The electric carmaker on April 24 reported first-quarter net loss of $668 million on total revenues of $4.5 billion. (For the sake of comparison, newly public ride-hail company Lyft lost $911 million for all of 2018.) Tesla attributed $121 million of the net loss to higher assumed return rates on cars after it raised prices for the Model S and Model X.
In the first quarter, Tesla also burned through $1.5 billion of its stockpile of cash and cash equivalents, which shrunk to $2.2 billion. The company said this resulted from it paying off $920 million in convertible bonds on March 1, and from an increase in “the number of vehicles in transit to customers” at the end of the quarter. At this point last year, Tesla had $2.7 billion in cash and cash equivalents.
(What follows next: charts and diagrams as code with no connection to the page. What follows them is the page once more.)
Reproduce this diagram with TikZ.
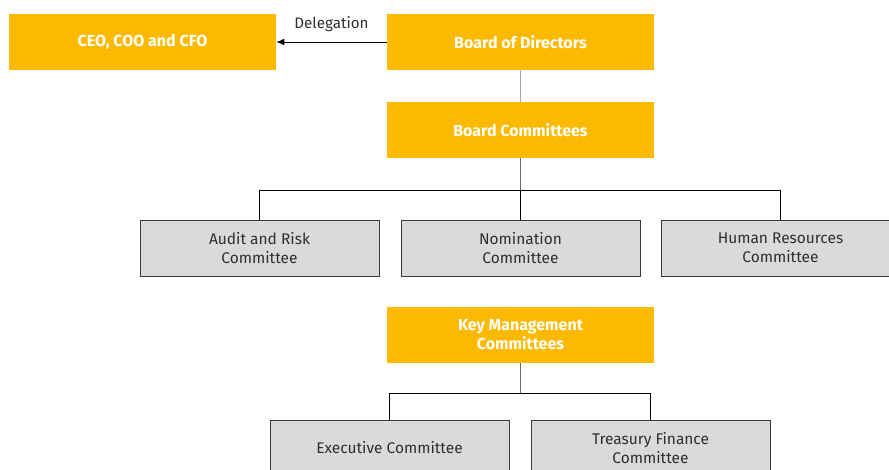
\documentclass[tikz,border=0pt]{standalone}
\usepackage{fontspec}
\setmainfont{Fira Sans}
\usetikzlibrary{arrows.meta}
\definecolor{orgyellow}{HTML}{FBBA00}
\definecolor{orggray}{HTML}{D9DADB}
\definecolor{orgborder}{HTML}{3A3A3A}
\definecolor{orgtext}{HTML}{2E2E2E}
\tikzset{
  ybox/.style={fill=orgyellow, text=white, font=\fontsize{12}{14.25}\selectfont\bfseries,
    minimum width=200.25pt, minimum height=42pt, inner sep=0pt, align=center},
  gbox/.style={fill=orggray, draw=orgborder, line width=0.6pt, text=orgtext,
    font=\fontsize{11.6}{14.25}\selectfont, minimum width=179.25pt, minimum height=42pt,
    inner sep=0pt, align=center},
  conn/.style={draw=black, line width=0.6pt},
}
\begin{document}
\begin{tikzpicture}[x=0.75pt, y=-0.75pt]
\useasboundingbox (0,0) rectangle (889,470);
\clip (0,0) rectangle (889,470);
\node[ybox] (ceo) at (142.5,42) {CEO, COO and CFO};
\node[ybox] (board) at (520.5,42) {Board of Directors};
\node[ybox] (bc) at (520.5,130) {Board Committees};
\node[gbox] (audit) at (259.5,248) {Audit and Risk\\Committee};
\node[gbox] (nom) at (520.5,248) {Nomination\\Committee};
\node[gbox] (hr) at (780.5,248) {Human Resources\\Committee};
\node[ybox] (km) at (520.5,335) {Key Management\\Committees};
\node[gbox] (exec) at (389.5,448) {Executive Committee};
\node[gbox] (treas) at (650.5,448) {Treasury Finance\\Committee};
\draw[conn, -{Latex[length=6pt,width=5pt]}] (board.west) -- (ceo.east)
  node[midway, above=4pt, text=orgtext, font=\fontsize{11.4}{13}\selectfont] {Delegation};
\draw[draw=black!35, line width=0.8pt] (board.south) -- (bc.north);
\coordinate (bcj) at ([yshift=-24pt]bc.south);
\draw[draw=black!60, line width=0.8pt] (bc.south) -- (bcj);
\draw[conn] (bcj) -| (audit.north);
\draw[conn] (bcj) -| (hr.north);
\draw[conn] (bcj) -- (nom.north);
\coordinate (kmj) at ([yshift=-22.5pt]km.south);
\draw[draw=black!60, line width=0.8pt] (km.south) -- (kmj);
\draw[conn] (kmj) -| (exec.north);
\draw[conn] (kmj) -| (treas.north);
\end{tikzpicture}
\end{document}
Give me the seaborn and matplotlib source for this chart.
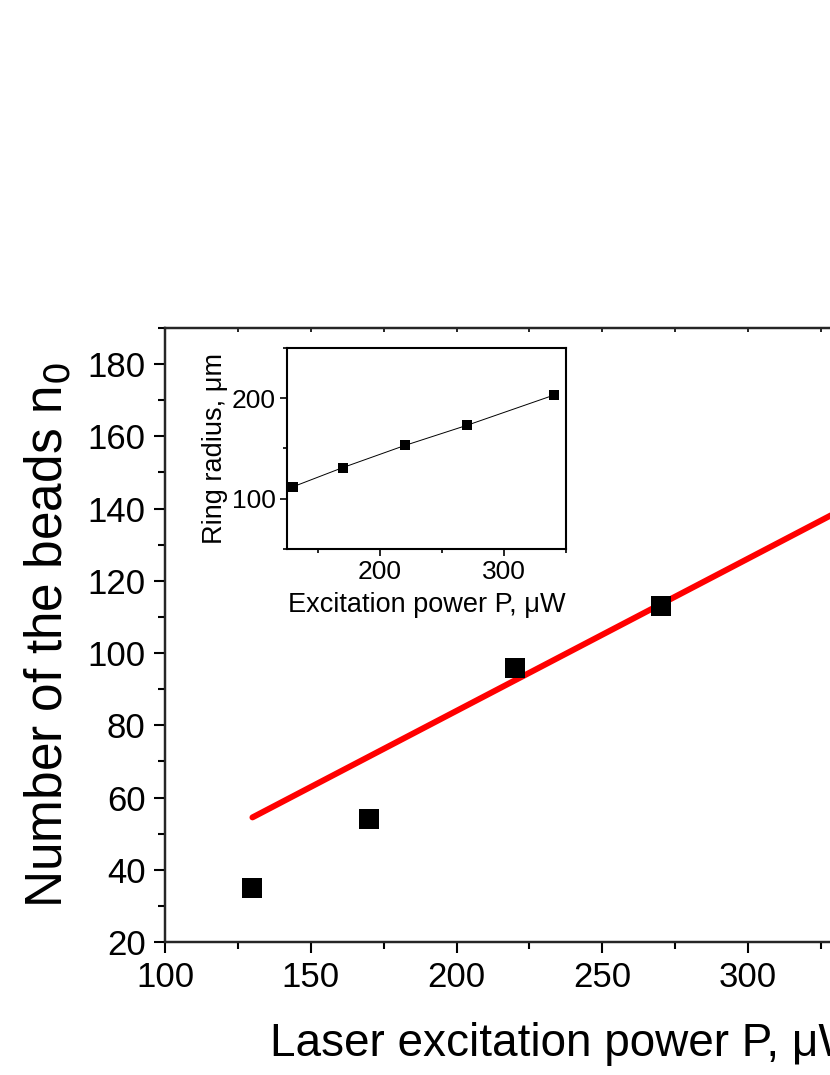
import numpy as np
import pandas as pd
import matplotlib
matplotlib.use("Agg")
import matplotlib.pyplot as plt
import seaborn as sns
from matplotlib.ticker import MultipleLocator, NullFormatter

# main panel: number of beads vs power
power = [130, 170, 220, 270]
beads = [35, 54, 96, 113]
# red line (model)
line_power = [130, 340]
line_beads = [54.5, 143]

# inset: ring radius vs power
inset_power = [130, 170, 220, 270, 340]
inset_radius = [112, 131, 153, 173, 203]

sns.set_style("ticks")
plt.rcParams['font.family'] = ['Liberation Sans', 'DejaVu Sans']
plt.rcParams['text.color'] = 'black'
plt.rcParams['axes.labelcolor'] = 'black'
plt.rcParams['xtick.color'] = 'black'
plt.rcParams['ytick.color'] = 'black'

fig = plt.figure(figsize=(8.3, 10.75), dpi=100)
ax = fig.add_axes([0.1988, 0.1237, 0.9658, 0.5712])

sns.lineplot(x=line_power, y=line_beads, color='#ff0000', lw=4.3, ax=ax)
sns.scatterplot(x=power, y=beads, marker='s', s=210, color='black',
                edgecolor='black', linewidth=0, ax=ax, zorder=3)

ax.set_xlim(100, 375)
ax.set_ylim(20, 190)
ax.xaxis.set_major_locator(MultipleLocator(50))
ax.xaxis.set_minor_locator(MultipleLocator(25))
ax.yaxis.set_major_locator(MultipleLocator(20))
ax.yaxis.set_minor_locator(MultipleLocator(10))
ax.tick_params(which='major', direction='out', length=8, width=1.5,
               labelsize=25, pad=6)
ax.tick_params(which='minor', direction='out', length=5, width=1.5)
for sp in ax.spines.values():
    sp.set_linewidth(1.6)
    sp.set_color('black')

# small inward ticks on the top spine
top = ax.twiny()
top.set_xlim(ax.get_xlim())
top.xaxis.set_major_locator(MultipleLocator(50))
top.xaxis.set_minor_locator(MultipleLocator(25))
top.xaxis.set_major_formatter(NullFormatter())
top.tick_params(axis='x', which='both', direction='in', length=3, width=1.2,
                top=True, bottom=False)
top.tick_params(axis='y', left=False, right=False, labelleft=False)
for sp in top.spines.values():
    sp.set_linewidth(1.6)

ax.set_xlabel("Laser excitation power P, \u03bcW", fontsize=33, labelpad=20)
ax.set_ylabel("Number of the beads n$_0$", fontsize=37, labelpad=10)

# inset
ins = fig.add_axes([0.3458, 0.4893, 0.3361, 0.187])
sns.lineplot(x=inset_power, y=inset_radius, color='black', lw=0.7, ax=ins)
sns.scatterplot(x=inset_power, y=inset_radius, marker='s', s=55, color='black',
                linewidth=0, ax=ins, zorder=3)
ins.set_xlim(125, 350)
ins.set_ylim(50, 250)
ins.xaxis.set_major_locator(MultipleLocator(100))
ins.xaxis.set_minor_locator(MultipleLocator(50))
ins.yaxis.set_major_locator(MultipleLocator(100))
ins.yaxis.set_minor_locator(MultipleLocator(50))
ins.tick_params(which='major', direction='out', length=5, width=1.2,
                labelsize=19, pad=3)
ins.tick_params(which='minor', direction='out', length=3, width=1.2)
for sp in ins.spines.values():
    sp.set_linewidth(1.5)
    sp.set_color('black')
ins.set_xlabel("Excitation power P, \u03bcW", fontsize=19.5, labelpad=6)
ins.set_ylabel("Ring radius, \u03bcm", fontsize=19.5, labelpad=3)

fig.savefig("out.png", dpi=100)
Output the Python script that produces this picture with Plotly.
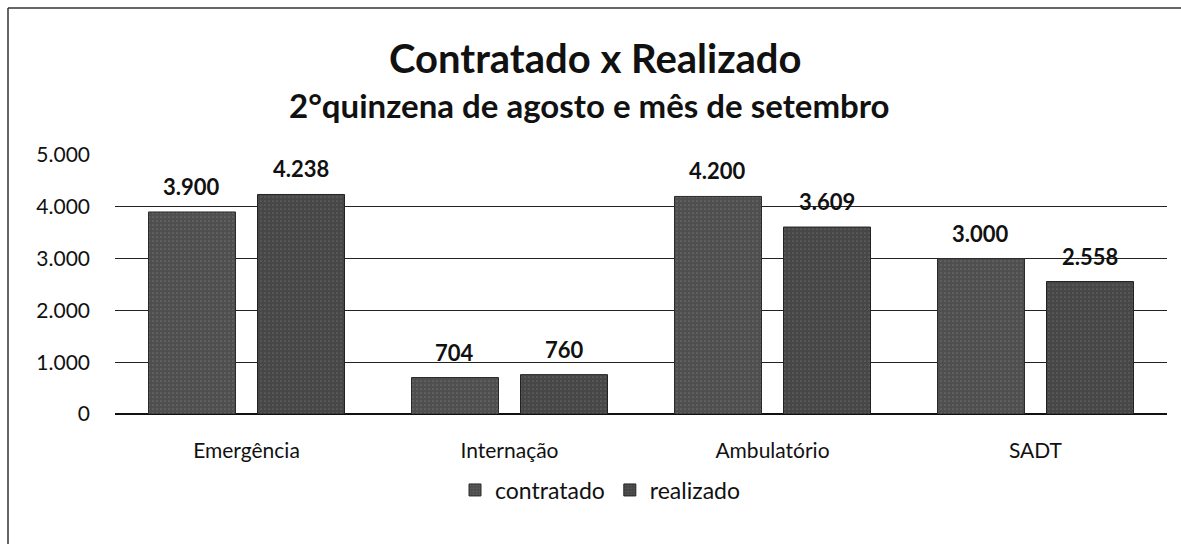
import plotly.graph_objects as go

categories = ["Emergência", "Internação", "Ambulatório", "SADT"]
contratado = [3900, 704, 4200, 3000]
realizado = [4238, 760, 3609, 2558]
series_names = ["contratado", "realizado"]
y_ticks = [0, 1000, 2000, 3000, 4000, 5000]
y_tick_labels = ["0", "1.000", "2.000", "3.000", "4.000", "5.000"]

FONT = "Lato"

L, R, T, B = 115, 14, 155, 130
W, H = 1181, 544
pw, ph = W - L - R, H - T - B

def px(x):
    return (x - L) / pw

def py(y):
    return (H - B - y) / ph

def fmt(v):
    return f"{v:,}".replace(",", ".")

fig = go.Figure()
fig.add_trace(go.Bar(
    name=series_names[0], x=categories, y=contratado,
    marker=dict(color="#4f4f4f", line=dict(color="#2a2a2a", width=1),
                pattern=dict(shape=".", fgcolor="#8a8a8a", size=4, solidity=0.15)),
))
fig.add_trace(go.Bar(
    name=series_names[1], x=categories, y=realizado,
    marker=dict(color="#474747", line=dict(color="#222222", width=1),
                pattern=dict(shape=".", fgcolor="#808080", size=4, solidity=0.15)),
))

bargap, bargroupgap = 0.171, 0.202
slot_px = pw / len(categories) * (1 - bargap) / 2
annotations = []
for vals, sign in ((contratado, -1), (realizado, 1)):
    for c, v in zip(categories, vals):
        annotations.append(dict(
            x=c, y=v, xref="x", yref="y", text=f"<b>{fmt(v)}</b>",
            showarrow=False, xanchor="center", yanchor="bottom",
            xshift=sign * slot_px / 2, yshift=10,
            font=dict(family=FONT, size=22, color="#111111")))

annotations += [
    dict(text="<b>Contratado x Realizado</b>", x=px(595), xref="paper", xanchor="center",
         y=py(58), yref="paper", yanchor="middle", showarrow=False,
         font=dict(family=FONT, size=40, color="#111111")),
    dict(text="<b>2°quinzena de agosto e mês de setembro</b>", x=px(589), xref="paper", xanchor="center",
         y=py(105), yref="paper", yanchor="middle", showarrow=False,
         font=dict(family=FONT, size=33, color="#111111")),
]

fig.update_layout(
    width=W, height=H,
    margin=dict(l=L, r=R, t=T, b=B),
    paper_bgcolor="white", plot_bgcolor="white",
    separators=",.",
    barmode="group", bargap=bargap, bargroupgap=bargroupgap,
    font=dict(family=FONT, color="#111111"),
    showlegend=True,
    legend=dict(orientation="h", x=px(600), xanchor="center", y=py(490), yanchor="middle",
                font=dict(family=FONT, size=23, color="#111111"),
                itemwidth=30, traceorder="normal"),
    xaxis=dict(showgrid=False, showline=False, ticks="", ticklabelstandoff=22,
               tickfont=dict(family=FONT, size=21, color="#111111")),
    yaxis=dict(range=[0, 5000], tickvals=y_ticks, ticktext=y_tick_labels,
               showgrid=True, gridcolor="#222222", gridwidth=1,
               zeroline=True, zerolinecolor="#111111", zerolinewidth=1.5,
               showline=False, ticks="", ticklabelstandoff=24,
               tickfont=dict(family=FONT, size=21, color="#111111")),
    annotations=annotations,
    shapes=[
        dict(type="line", xref="paper", yref="paper", x0=px(8), x1=px(1181), y0=py(8), y1=py(8),
             line=dict(color="#333333", width=1.5)),
        dict(type="line", xref="paper", yref="paper", x0=px(8), x1=px(8), y0=py(8), y1=py(544),
             line=dict(color="#333333", width=1.5)),
    ],
)

fig.write_html("out.html", config={"displayModeBar": False},
               post_script="document.body.style.margin='0';document.body.style.overflow='hidden';document.documentElement.style.overflow='hidden';")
Tesla chief financial officer Zachary Kirkhorn described the latest quarter as “one of the most complicated… in the history of the company.”
Analysts on the company’s earnings call seemed concerned.
“Talk about this whole notion of raising capital,” Toni Sacconaghi, technology research analyst at Bernstein, asked Tesla CEO Elon Musk. “For about the last year you sort of shooed it as almost an evil thing, and I think a lot of investors believe that the company might be better served in its growth aspirations if it did raise capital, had a stronger cash base. And given that you used up about $2 billion worth of cash in the quarter, aren’t you potentially trying to go through a very thin space while trying to grow quickly and be self-funding, which quite frankly may be unrealistic?”
“I don’t think raising capital should be a substitute for making the company operate more effectively,” Musk replied. “So that in that sense, I think it’s just, it’s important to have strong financial discipline of the company and just to make sure we don’t have extraneous expenses and we’re just being frugal with capital. If we keep raising capital every time, then it just takes—we now have the forcing function improving the functional operation of the business. So I think it is healthy to be on a Spartan diet for a while.”
Musk added that Tesla did raise $500 million in loans from Chinese lenders for its planned vehicle and battery Gigafactory in Shanghai, though some Gigafactory investors are also skittish. Over the weekend, a video showed a parked Tesla Model S exploding in Shanghai.
Other analysts pushed Musk on whether Tesla would be better off as a private company. Musk in August 2018 drew scrutiny from the US Securities and Exchange Commission by tweeting his intent to take Tesla private. He argued at the time that going private would help Tesla focus on execution and operational efficiency without being beholden to quarterly results and demands from investors.
“There’s just so much drama around Tesla’s share price and quarterly results,” said Adam Jonas, autos analyst at Morgan Stanley on today’s call. “From the outside, at least, it looks like a huge distraction.”
“It’s a bit of a distraction at times,” Musk replied, “but I’m not sure what to do about it.”